B. DELINQUENT PERIODIC FILINGS
11. As discussed in more detail above, all of the Respondents are delinquent in their periodic filings with the Commission, have repeatedly failed to meet their obligations to file timely periodic reports, and failed to heed delinquency letters sent to them by the Division of Corporation Finance requesting compliance with their periodic filing obligations or, through their failure to maintain a valid address on file with the Commission as required by Commission rules, did not receive such letters.
12. Exchange Act Section 13(a) and the rules promulgated thereunder require issuers of securities registered pursuant to Exchange Act Section 12 to file with the Commission current and accurate information in periodic reports, even if the registration is voluntary under Section 12(g). Specifically, Rule 13a-1 requires issuers to file annual reports, and Rule 13a-13 requires issuers to file quarterly reports.
13. As a result of the foregoing, Respondents failed to comply with Exchange Act Section 13(a) and Rules 13a-1 and 13a-13 thereunder.

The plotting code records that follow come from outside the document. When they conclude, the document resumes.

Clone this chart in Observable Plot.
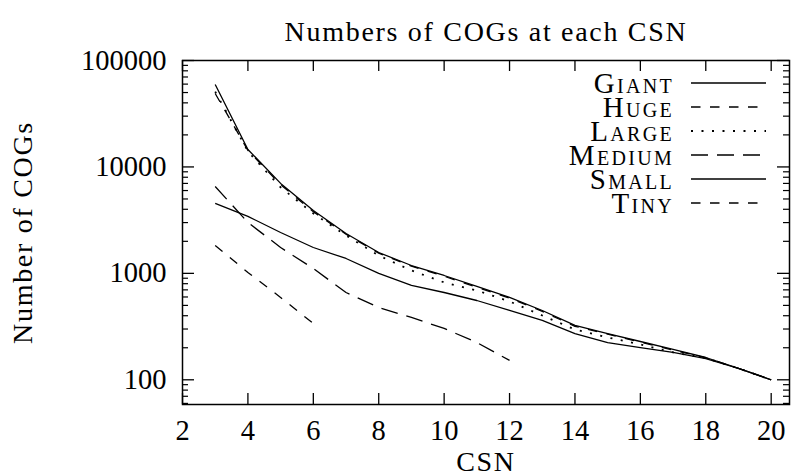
<!DOCTYPE html>
<html><head><meta charset="utf-8">
<script src="https://cdn.jsdelivr.net/npm/d3@7"></script>
<script src="https://cdn.jsdelivr.net/npm/@observablehq/plot@0.6"></script>
<style>
body{margin:0;background:#fff;}
#wrap{position:relative;width:794px;height:476px;overflow:hidden;}
#wrap svg text{font-family:"Liberation Serif",serif;}
.lbl{letter-spacing:1.7px;}
#legend{position:absolute;left:0;top:0;pointer-events:none;}
</style></head><body><div id="wrap"></div>
<script>
// ---- data ----
const csnFull = [3,4,5,6,7,8,9,10,11,12,13,14,15,16,17,18,19,20];
const giant  = [59600,14600,7000,3900,2370,1570,1185,955,753,594,448,324,272,229,193,162,128,100];
const huge   = [49000,14300,6800,3800,2330,1550,1170,940,740,585,440,318,268,226,190,161,128,100];
const large  = [51000,14000,6420,3660,2270,1470,1065,822,691,545,402,297,250,215,181,160,128,100];
const csnMedium = [3,4,5,6,7,8,9,10,11,12];
const medium = [6540,3010,1750,1110,661,478,385,304,224,152];
const small  = [4540,3430,2420,1750,1380,998,770,661,556,448,361,272,224,201,181,158,128,100];
const csnTiny = [3,4,5,6];
const tiny   = [1830,1020,594,338];

const seriesNames = ["Giant","Huge","Large","Medium","Small","Tiny"];
const xTicks = [2,4,6,8,10,12,14,16,18,20];
const yMajor = [100,1000,10000,100000];
const yMinor = [60,70,80,90,200,300,400,500,600,700,800,900,2000,3000,4000,5000,6000,7000,8000,9000,20000,30000,40000,50000,60000,70000,80000,90000];

const title = "Numbers of COGs at each CSN";
const xLabel = "CSN";
const yLabel = "Number of COGs";

// ---- styles per series ----
const dash = {Giant:null, Huge:"9.5,9.5", Large:"2,8.5", Medium:"17,9", Small:null, Tiny:"9.5,9.5"};
const sw = {Giant:1.3, Huge:1.3, Large:1.8, Medium:1.3, Small:1.3, Tiny:1.3};

const toRows = (name, xs, ys) => xs.map((x,i)=>({series:name, csn:x, v:ys[i]}));
const data = {
  Giant: toRows("Giant", csnFull, giant),
  Huge: toRows("Huge", csnFull, huge),
  Large: toRows("Large", csnFull, large),
  Medium: toRows("Medium", csnMedium, medium),
  Small: toRows("Small", csnFull, small),
  Tiny: toRows("Tiny", csnTiny, tiny)
};

const W = 794, H = 476, mL = 182, mR = 5, mT = 60, mB = 72;
const fw = W - mL - mR, fh = H - mT - mB;

const lineMarks = seriesNames.map(n => Plot.line(data[n], {
  x: "csn", y: "v", stroke: "black", strokeWidth: sw[n],
  strokeDasharray: dash[n] || undefined, strokeLinecap: "butt"
}));

const chart = Plot.plot({
  width: W, height: H,
  marginLeft: mL, marginRight: mR, marginTop: mT, marginBottom: mB,
  style: {fontFamily: '"Liberation Serif", serif', fontSize: "28px", background: "#fff", color: "#000", overflow: "visible"},
  x: {domain: [2, 20.56]},
  y: {type: "log", domain: [58.6, 100000]},
  marks: [
    // tick labels
    Plot.axisX(xTicks, {anchor: "bottom", tickSize: 0, tickPadding: 15, label: null, fontSize: 28.5, tickFormat: d => String(d)}),
    Plot.axisY(yMajor, {anchor: "left", tickSize: 0, tickPadding: 16, label: null, fontSize: 28.5, tickFormat: d => String(d)}),
    // inward ticks, mirrored (gnuplot style)
    Plot.ruleX(xTicks, {x: d => d, insetTop: fh - 11, stroke: "black", strokeWidth: 1.3}),
    Plot.ruleX(xTicks, {x: d => d, insetBottom: fh - 11, stroke: "black", strokeWidth: 1.3}),
    Plot.ruleY(yMajor, {y: d => d, insetRight: fw - 12, stroke: "black", strokeWidth: 1.3}),
    Plot.ruleY(yMajor, {y: d => d, insetLeft: fw - 12, stroke: "black", strokeWidth: 1.3}),
    Plot.ruleY(yMinor, {y: d => d, insetRight: fw - 6, stroke: "black", strokeWidth: 1.2}),
    Plot.ruleY(yMinor, {y: d => d, insetLeft: fw - 6, stroke: "black", strokeWidth: 1.2}),
    Plot.frame({stroke: "black", strokeWidth: 1.5}),
    ...lineMarks,
    // titles
    Plot.text([title], {frameAnchor: "top", text: d => d, dy: -20, lineAnchor: "bottom", fontSize: 28, className: "lbl"}),
    Plot.text([xLabel], {frameAnchor: "bottom", text: d => d, dy: 66, lineAnchor: "bottom", fontSize: 28, className: "lbl"}),
    Plot.text([yLabel], {frameAnchor: "left", text: d => d, dx: -159, rotate: -90, textAnchor: "middle", lineAnchor: "middle", fontSize: 28, className: "lbl"})
  ]
});
document.getElementById("wrap").appendChild(chart);

// ---- legend (top right, inside the frame) ----
const lg = d3.select("#wrap").append("svg").attr("id","legend").attr("width", W).attr("height", H);
const rowY0 = 83, rowStep = 24, textRight = 674, sx1 = 691, sx2 = 766;
seriesNames.forEach((n, i) => {
  const cy = rowY0 + i * rowStep;
  lg.append("text").attr("x", textRight).attr("y", cy + 10)
    .attr("text-anchor", "end").attr("font-size", 29)
    .attr("font-variant", "small-caps").style("letter-spacing", "2.3px")
    .text(n);
  const l = lg.append("line").attr("x1", sx1).attr("x2", sx2).attr("y1", cy).attr("y2", cy)
    .attr("stroke", "black").attr("stroke-width", sw[n]);
  if (dash[n]) l.attr("stroke-dasharray", dash[n]);
});
</script></body></html>
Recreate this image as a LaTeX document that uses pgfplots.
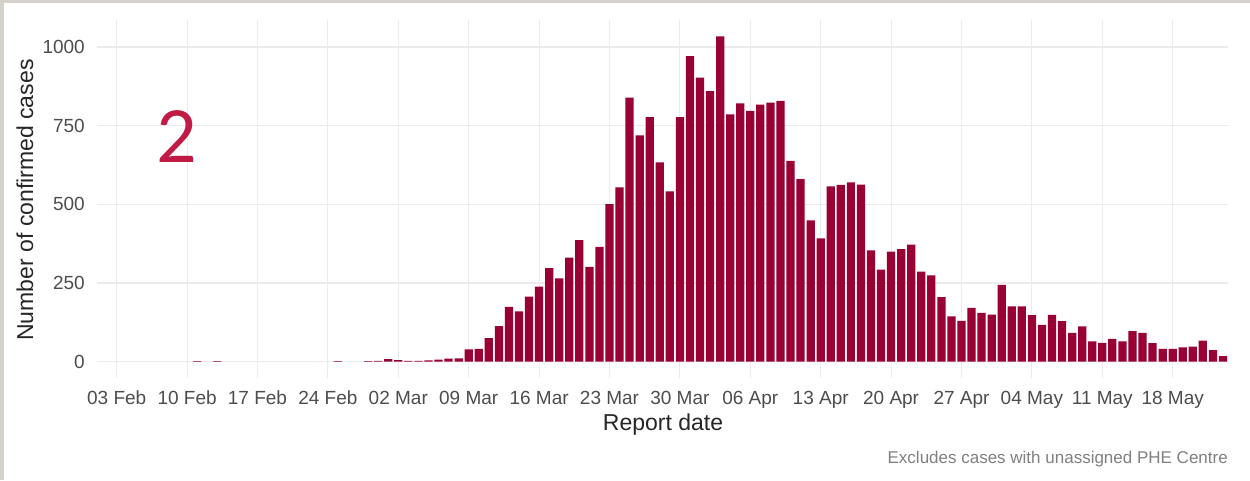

III. In view of the allegations made by the Division of Enforcement, the Commission deems it necessary and appropriate for the protection of investors that public administrative proceedings be instituted to determine:
A. Whether the allegations contained in Section II hereof are true and, in connection therewith, to afford the Respondents an opportunity to establish any defenses to such allegations; and,
B. Whether it is necessary and appropriate for the protection of investors to suspend for a period not exceeding twelve months, or revoke the registration of each class of securities registered pursuant to Section 12 of the Exchange Act of the Respondents identified in Section II hereof, and any successor under Exchange Act Rules 12b-2 or 12g-3, and any new corporate names of any Respondents.